Notes from UDS Session (Dustin Kirkland)
/tmp as tmpfs

Advantages
 - blazingly fast
 - faster boot speed (no need to clean out /tmp on boot)
 - security in some cases (can have readonly root, tmp data doesn't hit disk)
 - power savings
 - better for ssd's (actually you want ramfs)

Disadvantages
 - much smaller than traditional /tmp

swapd - dynamic swapfiles, configurable, could grow memory to disk as necessary

should preserve ability for admin's to preserve /tmp across boots
 - 2 steps
  * comment out /tmp as tmpfs in /etc/fstab
  * edit /etc/defaults

document how /tmp traditionally works, document how tmpfs works, how to switch back and forth

default install behavior
 - default install should use a single / partition, swapfiles managed by swapd, /tmp as a tmpfs
upgrade
 - leave things alone

2009-08-27 robbie.w: BLOCKED because of kernel Bug 386554 . Once this bug is resolved we can quickly enabled.

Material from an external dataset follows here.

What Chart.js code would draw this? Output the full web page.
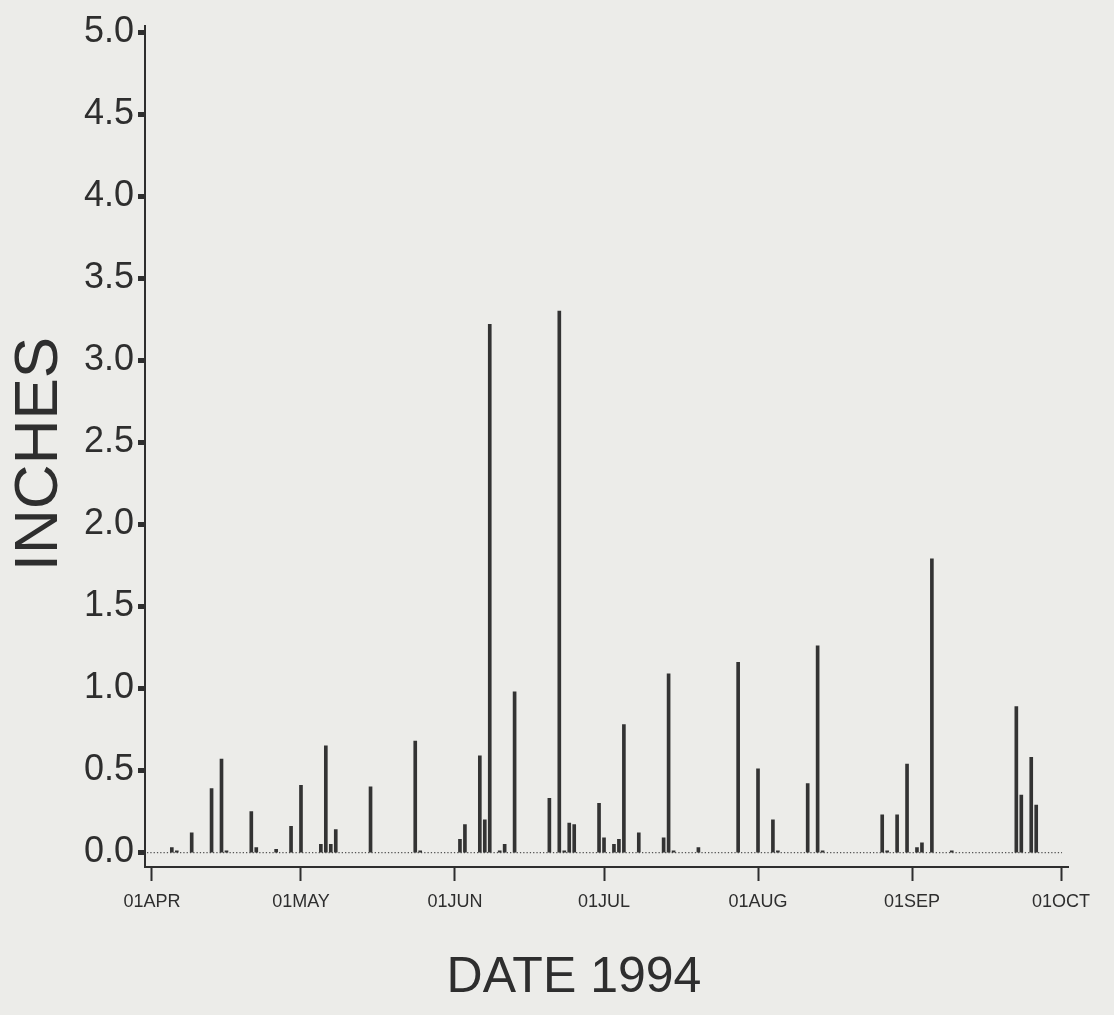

http://pqxx.org/development/swapspace (comparing to swapd and others) “Robustness and user-friendliness are the first priorities in developing this program. For example, all alternatives we looked at perversely needed to allocate multiple chunks of memory in dealing with low-memory situations; allocation failure would typically crash these programs. It turned out that none of these allocations were really necessary, and Swapspace manages to avoid them categorically.”